Vortex : rencontre avec Gaspar Noé

Photo du film Vortex © DR

 

Gaspar Noé surprend film après film, tant par le renouvellement de sa syntaxe cinématographique que par les sujets poignants qu’il propose. Il ne déroge pas à la règle avec Vortex, présenté à Cannes Première, l’histoire d’un couple en fin de vie et de leur fils, interprétés par Dario Argento, Françoise Lebrun et Alex Lutz. Rencontre.

La forme rappelle Lux Aeterna, mais le sujet n’a absolument rien à voir. D’où vous est venue l’idée ?

Ce film est le plus réaliste que j’aie jamais fait. On sent moins l’intention de faire un objet narratif destiné à séduire un public. Dans son contenu, il paraît presque documentaire. C’est une histoire très banale autour de la dégénérescence de la pensée liée au cerveau. Après avoir vu des situations analogues avec ma grand-mère, ma mère et d’autres gens que j’ai vu mourir, je me suis dit qu’il était dommage qu’on ne voie pas plus souvent des films qui décrivent ces mécanismes de survie ultra compliqués.

La fin de vie est traitée de façon très organique.

Quelqu’un abandonné par son corps, un cancer ou une leucémie par exemple, ça affaiblit mais ça ne joue pas forcément sur la perception. La dégénérescence des neurones, c’est beaucoup plus violent dans le sens où les gens peuvent être projetés dans des états de terreur qui ressemblent à des situations bien pires que dans mon film Climax. J’y montrais des jeunes gens qui se font mettre du LSD dans un verre, ce sont des états de terreur, mais ponctuels. Un état de terreur lié à Alzheimer peut durer des jours, des semaines, des mois, et il n’y a pas moyen d’en sortir. Je voulais voir un film sur ces situations qui ne soit pas théâtral. C’est plus un film existentiel sur le vide de l’expérience humaine.

Comment avez-vous convaincu Dario Argento de jouer avec vous ? Et les autres acteurs ?

Quand j’ai commencé à préparer Vortex, j’ai pensé aux personnes que je voulais le plus filmer, à lui pour le rôle du père et à Françoise Lebrun, que j’idolâtre, pour le rôle de la mère. J’ai eu la chance d’avoir un accord de Françoise avant que j’en parle à Dario. Il devait réaliser un film mais avec le Covid, le projet a été retardé. Je lui ai présenté les dix pages de scénario, il voulait que le personnage qu’il joue ait une maîtresse. De toute façon, on a fait le film ensemble. J’ai ensuite cherché qui pourrait être leur fils et j’ai pensé à Alex Lutz. Quand on les voit, on ne sent pas qu’ils improvisent ou qu’il y a du texte.

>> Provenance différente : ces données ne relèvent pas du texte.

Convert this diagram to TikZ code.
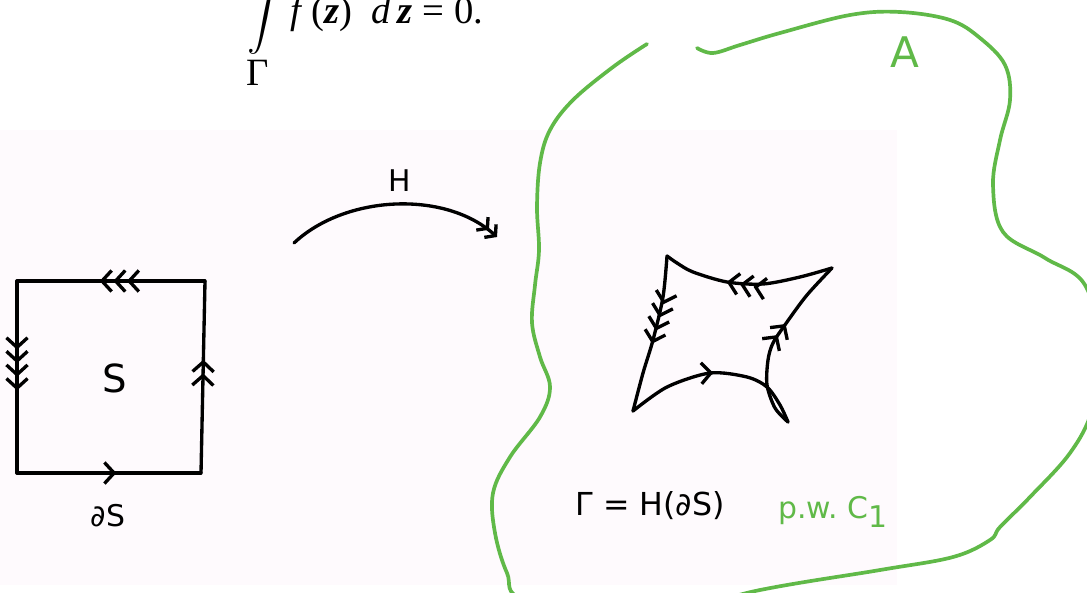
\documentclass[tikz,border=0pt]{standalone}
\usepackage{fontspec}
\usepackage{amsmath}
\setmainfont{Liberation Serif}
\newfontfamily\hand{DejaVu Sans}
\usetikzlibrary{arrows.meta, decorations.markings, positioning}
\definecolor{pen}{RGB}{0,0,0}
\definecolor{chalk}{RGB}{96,185,72}
\definecolor{paper}{RGB}{254,250,253}

\begin{document}
\begin{tikzpicture}[
  x=0.02cm, y=-0.02cm,
  >={Straight Barb[length=5.5pt,width=12pt]},
  ink/.style={draw=#1, line width=1.9pt, line cap=round, line join=round},
  ink/.default=pen,
  flow/.style 2 args={postaction={decorate,decoration={markings,
      mark=at position #1 with {\arrow{#2}}}}},
  scrawl/.style={font=\hand\fontsize{#1}{#1}\selectfont, inner sep=0pt}
]
\useasboundingbox (0,0) rectangle (1087,592);
\clip (0,0) rectangle (1087,592);
\fill[paper] (0,130) rectangle (897,585);

% the formula, cut at the top
\node[anchor=base west, inner sep=0pt, font=\fontsize{22}{26}\selectfont] (cauchy) at (247,23)
  {$\displaystyle\int\limits_{\mbox{\raisebox{4pt}{Γ}}}$\,\textit{f}\,(\textbf{\textit{z}})\ \ \textit{d}\,\textbf{\textit{z}} = 0.};

% square S
\coordinate (sq-tl) at (17,281);
\coordinate (sq-tr) at (205,281);
\coordinate (sq-br) at (201,473);
\coordinate (sq-bl) at (17,473);
\draw[ink, flow={0.54}{>}] (sq-bl) -- (sq-br);
\draw[ink, flow={0.59}{>>}] (sq-br) -- (sq-tr);
\draw[ink, flow={0.56}{>>>}] (sq-tr) -- (sq-tl);
\draw[ink, flow={0.57}{>>>>}] (sq-tl) -- (sq-bl);
\node[scrawl=22] (s-name) at (115,378) {S};
\node[scrawl=17] (s-bdry) at (108,516) {∂S};

% the map H
\coordinate (h-from) at (294,243);
\coordinate (h-to) at (497,237);
\draw[ink, -{Straight Barb[length=4pt,width=10pt] Straight Barb[length=4pt,width=10pt]}]
  (h-from) .. controls (345,195) and (445,190) .. (h-to);
\node[scrawl=17] (h-name) at (400,181) {H};

% image curve Gamma
\draw[ink, flow={0.48}{>}] plot[smooth] coordinates
  {(633,411) (667,387) (710,373) (747,377) (767,387) (780,405) (788,422)};
\draw[ink, flow={0.6}{>>}] plot[smooth] coordinates
  {(788,422) (775,408) (767,385) (768,360) (773,343) (787,322) (807,295) (832,268)};
\draw[ink, flow={0.62}{>>>}] plot[smooth] coordinates
  {(832,268) (800,277) (763,284) (727,282) (693,272) (677,263) (667,256)};
\draw[ink, flow={0.56}{>>>>}] plot[smooth] coordinates
  {(667,256) (663,297) (653,340) (643,373) (633,411)};
\node[scrawl=18] (gamma-def) at (650,506) {Γ = H(∂S)};
\node[scrawl=17, text=chalk] (pw-note) at (833,512) {p.w.\ C\raisebox{-0.6ex}{1}};

% region A
\draw[ink=chalk, line width=2.1pt] plot[smooth, tension=0.6] coordinates
  {(647,44) (613,67) (573,100) (550,130) (540,163) (537,207) (539,250) (535,285)
   (532,323) (540,357) (550,387) (540,417) (510,457) (493,493) (495,533) (507,573)
   (525,600) (640,618) (760,590) (880,570) (953,557) (990,540) (1000,527) (1030,497)
   (1070,453) (1092,410) (1100,350) (1085,285) (1045,258) (1003,232) (993,185)
   (1000,140) (1010,100) (1005,65) (980,38) (950,20) (900,12) (850,15) (780,33)
   (740,45) (713,53) (697,48)};
\node[scrawl=24, text=chalk] (region-name) at (905,52) {A};
\end{tikzpicture}
\end{document}
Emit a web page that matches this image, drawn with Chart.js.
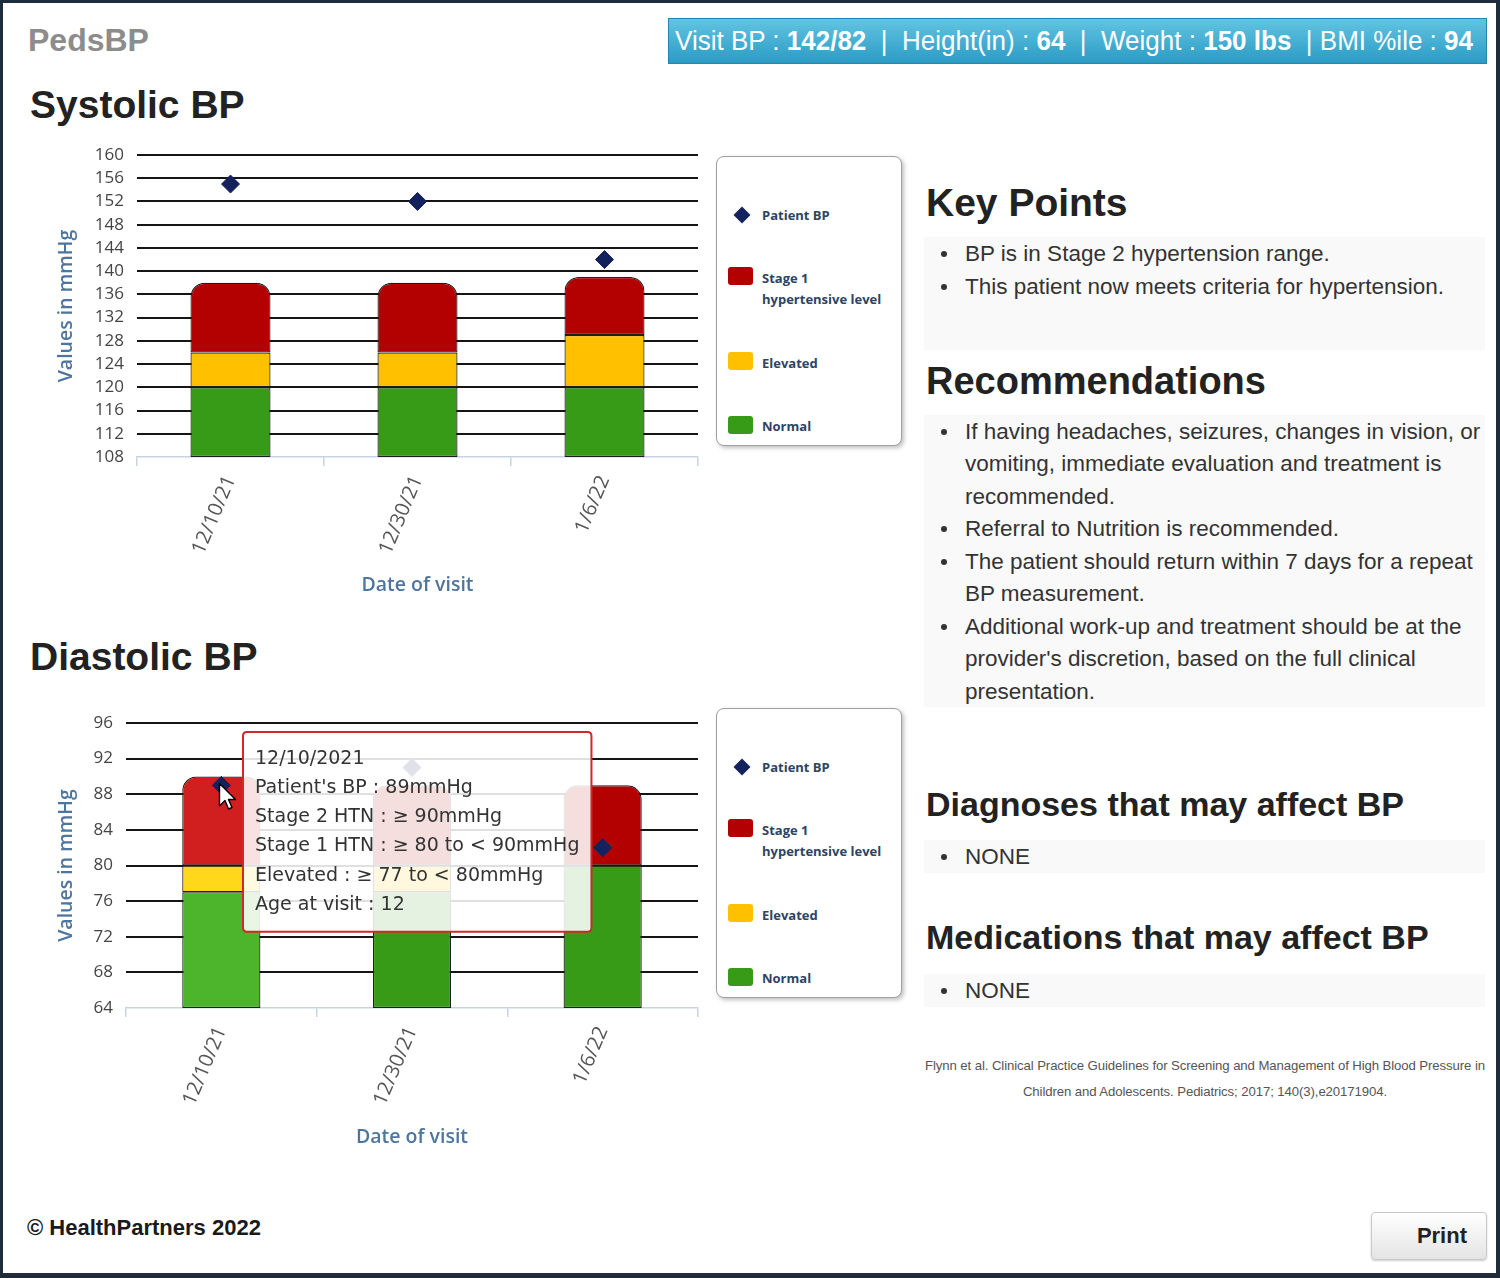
<!DOCTYPE html>
<html>
<head>
<meta charset="utf-8">
<title>PedsBP</title>
<script src="https://cdn.jsdelivr.net/npm/chart.js@4.4.1/dist/chart.umd.min.js"></script>
<style>
  html, body { margin:0; padding:0; background:#fff; width:1500px; height:1278px; overflow:hidden; }
  body { position:relative; font-family:"Liberation Sans", Arial, sans-serif; color:#222; }
  .a { position:absolute; white-space:nowrap; }
  #frame { position:absolute; left:0; top:0; width:1500px; height:1278px; box-sizing:border-box;
           border:3px solid #1f2c3b; border-bottom-width:5px; border-right-width:4px; pointer-events:none; z-index:20; }
  .brand { left:28px; top:21px; line-height:38px; font-size:32px; font-weight:bold; color:#8c8c8c; }
  #hdr { position:absolute; left:668px; top:18px; width:819px; height:46px; box-sizing:border-box;
         background:linear-gradient(#62c4e2,#2b9bc4); border:1px solid #2585aa; color:#fff;
         font-size:27px; line-height:44px; padding-left:6px; overflow:hidden; white-space:nowrap; }
  #hdrText { display:inline-block; transform-origin:0 50%; white-space:pre; }
  .h { margin:0; font-weight:bold; color:#222; }
  .box { position:absolute; background:#f9f9f9; }
  ul.bl { margin:0; padding:0; list-style:none; font-size:22.5px; color:#333; }
  ul.bl li { position:relative; padding-left:41px; white-space:nowrap; }
  ul.bl li::before { content:""; position:absolute; left:17px; width:6px; height:6px; border-radius:50%; background:#333; }
  .lh33 li { line-height:33px; } .lh33 li::before { top:13.5px; }
  .lh325 li { line-height:32.5px; } .lh325 li::before { top:13.3px; }
  .legend { position:absolute; width:186px; height:290px; box-sizing:border-box; border:1.5px solid #a0a0a0;
            border-radius:8px; background:#fff; box-shadow:2px 2px 4px rgba(0,0,0,0.25); }
  .lg-t { position:absolute; left:45px; font-family:"Open Sans", sans-serif; font-weight:bold; font-size:13px;
          color:#2d4463; line-height:21px; white-space:nowrap; transform:translateY(-50%); }
  .lg-s { position:absolute; left:11px; width:25px; height:18px; border-radius:3px; transform:translateY(-50%); }
  .lg-d { position:absolute; left:19px; width:12px; height:12px; background:#13225c; transform:translateY(-50%) rotate(45deg); }
  .cite { left:924px; top:1053px; width:562px; text-align:center; font-size:13.2px; line-height:26px; color:#555; letter-spacing:-0.1px; white-space:nowrap; }
  .copy { left:27px; top:1214px; line-height:28px; font-size:22px; font-weight:bold; color:#1a1a1a; }
  .print { position:absolute; left:1371px; top:1212px; width:116px; height:48px; box-sizing:border-box; border:1px solid #c8c8c8;
           border-radius:4px; background:linear-gradient(#ffffff,#e4e4e4); box-shadow:0 1px 2px rgba(0,0,0,0.2);
           font-size:22px; font-weight:bold; color:#222; line-height:46px; text-align:right; padding-right:19px; }
  .cv { position:absolute; }
</style>
</head>
<body>
<div id="frame"></div>

<div class="a brand">PedsBP</div>
<div id="hdr"><span id="hdrText">Visit BP : <b>142/82</b>  |  Height(in) : <b>64</b>  |  Weight : <b>150 lbs</b>  | BMI %ile : <b>94</b></span></div>

<div class="a h" style="left:30px;top:82px;font-size:39px;line-height:46px;">Systolic BP</div>
<div class="a h" style="left:30px;top:634px;font-size:39px;line-height:46px;">Diastolic BP</div>

<div class="cv" style="left:40px;top:140px;width:660px;height:470px;"><canvas id="sysChart" width="660" height="470"></canvas></div>
<div class="cv" style="left:40px;top:700px;width:660px;height:470px;"><canvas id="diaChart" width="660" height="470"></canvas></div>

<div class="legend" id="sysLegend" style="left:716px;top:156px;"></div>
<div class="legend" id="diaLegend" style="left:716px;top:708px;"></div>

<svg class="a" style="left:218px;top:782px;z-index:5;" width="20" height="32" viewBox="0 0 20 32">
  <path d="M1.5,1.5 L1.5,24 L7,18.5 L10.5,27 L14,25.5 L10.5,17.5 L17.5,17.5 Z" fill="#fff" stroke="#000" stroke-width="1.4" stroke-linejoin="round"/>
</svg>

<div class="a h" style="left:926px;top:180px;font-size:39px;line-height:46px;">Key Points</div>
<div class="box" style="left:924px;top:237px;width:561px;height:113px;">
  <ul class="bl lh33">
    <li>BP is in Stage 2 hypertension range.</li>
    <li>This patient now meets criteria for hypertension.</li>
  </ul>
</div>

<div class="a h" style="left:926px;top:358px;font-size:38px;line-height:46px;">Recommendations</div>
<div class="box" style="left:924px;top:415px;width:561px;height:292px;">
  <ul class="bl lh325" style="padding-top:0.5px;">
    <li>If having headaches, seizures, changes in vision, or<br>vomiting, immediate evaluation and treatment is<br>recommended.</li>
    <li>Referral to Nutrition is recommended.</li>
    <li>The patient should return within 7 days for a repeat<br>BP measurement.</li>
    <li>Additional work-up and treatment should be at the<br>provider's discretion, based on the full clinical<br>presentation.</li>
  </ul>
</div>

<div class="a h" style="left:926px;top:784px;font-size:34px;line-height:40px;">Diagnoses that may affect BP</div>
<div class="box" style="left:924px;top:840px;width:561px;height:33px;">
  <ul class="bl lh33"><li>NONE</li></ul>
</div>

<div class="a h" style="left:926px;top:917px;font-size:34px;line-height:40px;">Medications that may affect BP</div>
<div class="box" style="left:924px;top:974px;width:561px;height:33px;">
  <ul class="bl lh33"><li>NONE</li></ul>
</div>

<div class="a cite">Flynn et al. Clinical Practice Guidelines for Screening and Management of High Blood Pressure in<br>Children and Adolescents. Pediatrics; 2017; 140(3),e20171904.</div>

<div class="a copy">© HealthPartners 2022</div>
<div class="print">Print</div>

<script>
// ---------- data ----------
const visitLabels = ['12/10/21', '12/30/21', '1/6/22'];
const visitDates  = ['12/10/2021', '12/30/2021', '1/6/2022'];
const ageAtVisit  = [12, 12, 13];
const seriesNames = ['Patient BP', 'Stage 1 hypertensive level', 'Elevated', 'Normal'];

const sysPatient     = [155, 152, 142];
const sysNormalTop   = [120, 120, 120];
const sysElevatedTop = [126, 126, 129];
const sysStage1Top   = [138, 138, 139];

const diaPatient     = [89, 91, 82];
const diaNormalTop   = [77, 77, 80];
const diaElevatedTop = [80, 80, 80];
const diaStage1Top   = [90, 89, 89];

const sysRange = [108, 160];
const diaRange = [64, 96];
const tickStep = 4;

// ---------- styles ----------
const RED = '#b30000', RED_HI = '#d11e1e';
const YEL = '#ffc000', YEL_HI = '#ffd81c';
const GRN = '#379b17', GRN_HI = '#4db52b';
const NAVY = '#13225c';

// header text fit
(function(){
  const s = document.getElementById('hdrText');
  const w = s.getBoundingClientRect().width;
  s.style.transform = 'scaleX(' + (798 / w) + ')';
})();

// legends
function buildLegend(id) {
  const el = document.getElementById(id);
  const sw = [null, RED, YEL, GRN];
  const rows = [
    {sy: 58, ty: 58},
    {sy: 119, ty: 132},
    {sy: 204, ty: 206},
    {sy: 268, ty: 269}
  ];
  seriesNames.forEach((n, i) => {
    const r = rows[i];
    if (i === 0) {
      el.insertAdjacentHTML('beforeend', '<div class="lg-d" style="top:' + r.sy + 'px"></div>');
    } else {
      el.insertAdjacentHTML('beforeend', '<div class="lg-s" style="top:' + r.sy + 'px;background:' + sw[i] + '"></div>');
    }
    el.insertAdjacentHTML('beforeend', '<div class="lg-t" style="top:' + r.ty + 'px">' + n.replace('Stage 1 ', 'Stage 1<br>') + '</div>');
  });
}
buildLegend('sysLegend');
buildLegend('diaLegend');

Chart.defaults.font.family = "'Open Sans', 'DejaVu Sans', sans-serif";
Chart.defaults.color = '#444';

Chart.Tooltip.positioners.pinned = function(items) {
  if (!items.length) return false;
  return { x: 207, y: 32 };
};

function bpChart(id, o) {
  const pick = (base, hi) => ctx => (ctx.dataIndex === o.highlight ? hi : base);
  const barStyle = {
    type: 'bar', borderColor: '#1e1e1e', borderWidth: 1.2, borderSkipped: false,
    grouped: false, barPercentage: o.barPct, categoryPercentage: 1, order: 1
  };
  const tooltip = o.tooltip ? {
    enabled: true, position: 'pinned', xAlign: 'left', yAlign: 'top', caretSize: 0, caretPadding: 0,
    backgroundColor: 'rgba(255,255,255,0.87)', borderColor: '#d0282c', borderWidth: 2, cornerRadius: 4,
    titleColor: '#333', bodyColor: '#333',
    titleFont: {family: "'DejaVu Sans', sans-serif", size: 19, weight: 'normal', lineHeight: 1.542},
    bodyFont: {family: "'DejaVu Sans', sans-serif", size: 19, lineHeight: 1.542},
    titleMarginBottom: 0, titleSpacing: 0, bodySpacing: 0,
    padding: {top: 12, bottom: 12, left: 12, right: 12}, displayColors: false,
    filter: item => item.datasetIndex === 0,
    callbacks: {
      title: items => visitDates[items[0].dataIndex],
      label: item => {
        const i = item.dataIndex;
        return [
          "Patient's BP : " + o.patient[i] + 'mmHg',
          'Stage 2 HTN : \u2265 ' + o.stage1Top[i] + 'mmHg',
          'Stage 1 HTN : \u2265 ' + o.elevatedTop[i] + ' to < ' + o.stage1Top[i] + 'mmHg',
          'Elevated : \u2265 ' + o.normalTop[i] + ' to < ' + o.elevatedTop[i] + 'mmHg',
          'Age at visit : ' + ageAtVisit[i]
        ];
      }
    }
  } : {enabled: false};

  return new Chart(document.getElementById(id), {
    data: {
      labels: visitLabels,
      datasets: [
        { type: 'line', label: seriesNames[0], data: o.patient, showLine: false, pointStyle: 'rectRot',
          pointRadius: 9, pointHoverRadius: 9, pointBackgroundColor: NAVY, pointBorderColor: NAVY,
          pointBorderWidth: 1, order: 0 },
        Object.assign({ label: seriesNames[1], data: o.stage1Top.map((v, i) => [o.elevatedTop[i], v]),
          backgroundColor: pick(RED, RED_HI),
          borderRadius: {topLeft: 14, topRight: 14, bottomLeft: 0, bottomRight: 0} }, barStyle),
        Object.assign({ label: seriesNames[2], data: o.elevatedTop.map((v, i) => [o.normalTop[i], v]),
          backgroundColor: pick(YEL, YEL_HI) }, barStyle),
        Object.assign({ label: seriesNames[3], data: o.normalTop.map(v => [o.range[0], v]),
          backgroundColor: pick(GRN, GRN_HI) }, barStyle)
      ]
    },
    options: {
      responsive: false,
      animation: false,
      events: [],
      layout: { autoPadding: false, padding: {top: o.padTop, right: 2, bottom: 0, left: 0} },
      plugins: { legend: {display: false}, tooltip: tooltip },
      scales: {
        x: {
          offset: true,
          grid: { display: true, drawOnChartArea: false, drawTicks: true, tickLength: 9,
                  color: '#c5d3e3', lineWidth: 1.5, offset: true },
          border: { display: true, color: '#c5d3e3', width: 1.5 },
          ticks: { minRotation: 67, maxRotation: 67, autoSkip: false, padding: 6, color: '#555', font: {size: 20} },
          title: { display: true, text: 'Date of visit', color: '#4d759e', font: {size: 19.5, weight: '600'},
                   padding: {top: 0, bottom: o.xTitlePad} },
          afterFit: s => { s.height = o.xAxisH; }
        },
        y: {
          min: o.range[0], max: o.range[1],
          ticks: { stepSize: tickStep, maxTicksLimit: 40, autoSkip: false, padding: 0, color: '#444', font: {size: 17} },
          grid: { drawTicks: true, tickLength: 13, tickColor: 'rgba(0,0,0,0)', lineWidth: 2,
                  color: c => (c.tick && c.tick.value === o.range[0]) ? 'rgba(0,0,0,0)' : '#151515' },
          border: { display: false },
          title: { display: true, text: 'Values in mmHg', color: '#4d759e', font: {size: 19.5, weight: '600'},
                   padding: {top: 15, bottom: 0} },
          afterFit: s => { s.width = o.yAxisW; }
        }
      }
    }
  });
}

bpChart('sysChart', {
  patient: sysPatient, normalTop: sysNormalTop, elevatedTop: sysElevatedTop, stage1Top: sysStage1Top,
  range: sysRange, highlight: -1, tooltip: false,
  padTop: 15, yAxisW: 97, xAxisH: 153, xTitlePad: 13, barPct: 0.428
});

const dia = bpChart('diaChart', {
  patient: diaPatient, normalTop: diaNormalTop, elevatedTop: diaElevatedTop, stage1Top: diaStage1Top,
  range: diaRange, highlight: 0, tooltip: true,
  padTop: 23, yAxisW: 86, xAxisH: 162, xTitlePad: 21, barPct: 0.41
});
dia.tooltip.setActiveElements([{datasetIndex: 0, index: 0}], {x: 0, y: 0});
dia.update();
</script>
</body>
</html>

Ces deux cadres en splitscreen, ils se répondent, ils se complètent, ils se reflètent, ils se tournent le dos… C’est une sorte de troisième dimension dans le langage cinématographique ?

C’est comme un peintre qui parfois utilise de la peinture fluorescente, parfois du noir et blanc, et qui mélange des textures. J’ai fait des films en 3D, en plans séquence, il faut s’amuser avec le langage. Je me suis dit que le concept du splitscreen s’appliquait de manière émotionnelle et limpide parce que ce sont des histoires de solitudes partagées et enchevêtrées. Ce n’est pas comme si je forçais une histoire à entrer dans une forme linguistique qui ne lui ressemble pas. Je suis en train de finaliser l’étalonnage et je veux que les couleurs ressemblent à celles de la vie quotidienne, que tout soit presque comme si on voyait un documentaire.